Поэтому, прежде чем огульно осуждать, нужно попробовать спокойно понять и разобраться, почему именно в современной России пытки приобрели такой масштаб.
Но сначала о том, что такое пытки. Пресловутое избиение в полиции — это, простите, самый мягкий, лайтовый вариант. Намного более страшные вещи с людьми проделывает Следственный комитет или наш самый гуманный суд. Что, для кого-то секрет, что людей чаще всего отправляют в СИЗО, чтобы добиться нужных показаний? Просто кто-то не задумывается, что для большинства пытка неволей и страхом намного ужаснее, чем вульгарные пресловутые побои. А ведь этой пытке подвергается не только арестованный, но и его родные, старики-родители, дети.
Недавно мы закончили дело — Следственный комитет добивался от моего доверителя признательных показаний. Человек нуждался в сложнейших нейрохирургических операциях, а следователь СК запрещал их делать, и человек просто умирал от боли. Мама арестованного не выдержала всего этого и скончалась. А следователи и суд даже не отпустили сына проводить мать в последний путь. Вы считаете, это не пытки? То дело закончилось относительно благополучно, только мать уже не вернуть. И человек не желает ничего ворошить — поэтому здесь без фамилий.

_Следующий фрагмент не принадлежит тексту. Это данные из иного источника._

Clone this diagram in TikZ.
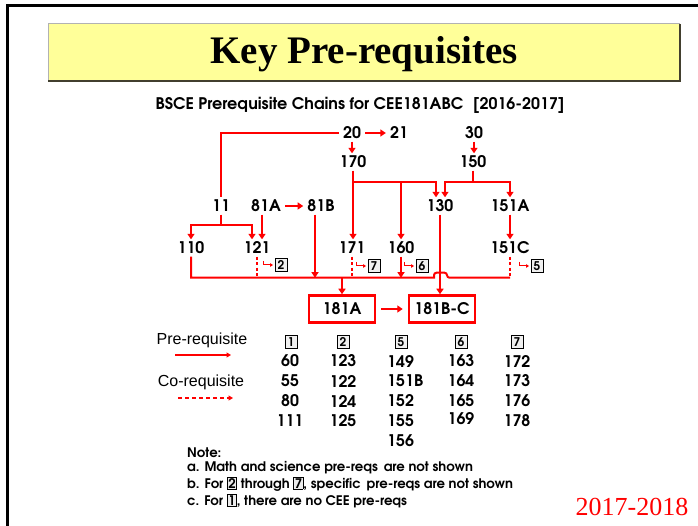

Но вот, пожалуйста, чтобы не быть голословным, конкретный пример. 13 февраля в Челябинске по ходатайству следователя Следственного комитета арестован строитель Михаил Азаматов. Дома остался престарелый отец, который перенес три инфаркта и инсульт. Каждую неделю к нему вызывают скорую, но он отказывается от госпитализации — ждет сына. 27 февраля областной суд оставил Михаила под стражей — несмотря на прямой запрет арестовывать лиц, обвиняемых в совершении преступления в сфере предпринимательства. Сколько еще выдержит отец? А к Михаилу ходят сотрудники разных ведомств и предлагают сдать пару чиновников и пойти домой. Вы считаете, это не пытки? Любому мужчине проще дать отрезать себе руку, чем видеть это издевательство над отцом.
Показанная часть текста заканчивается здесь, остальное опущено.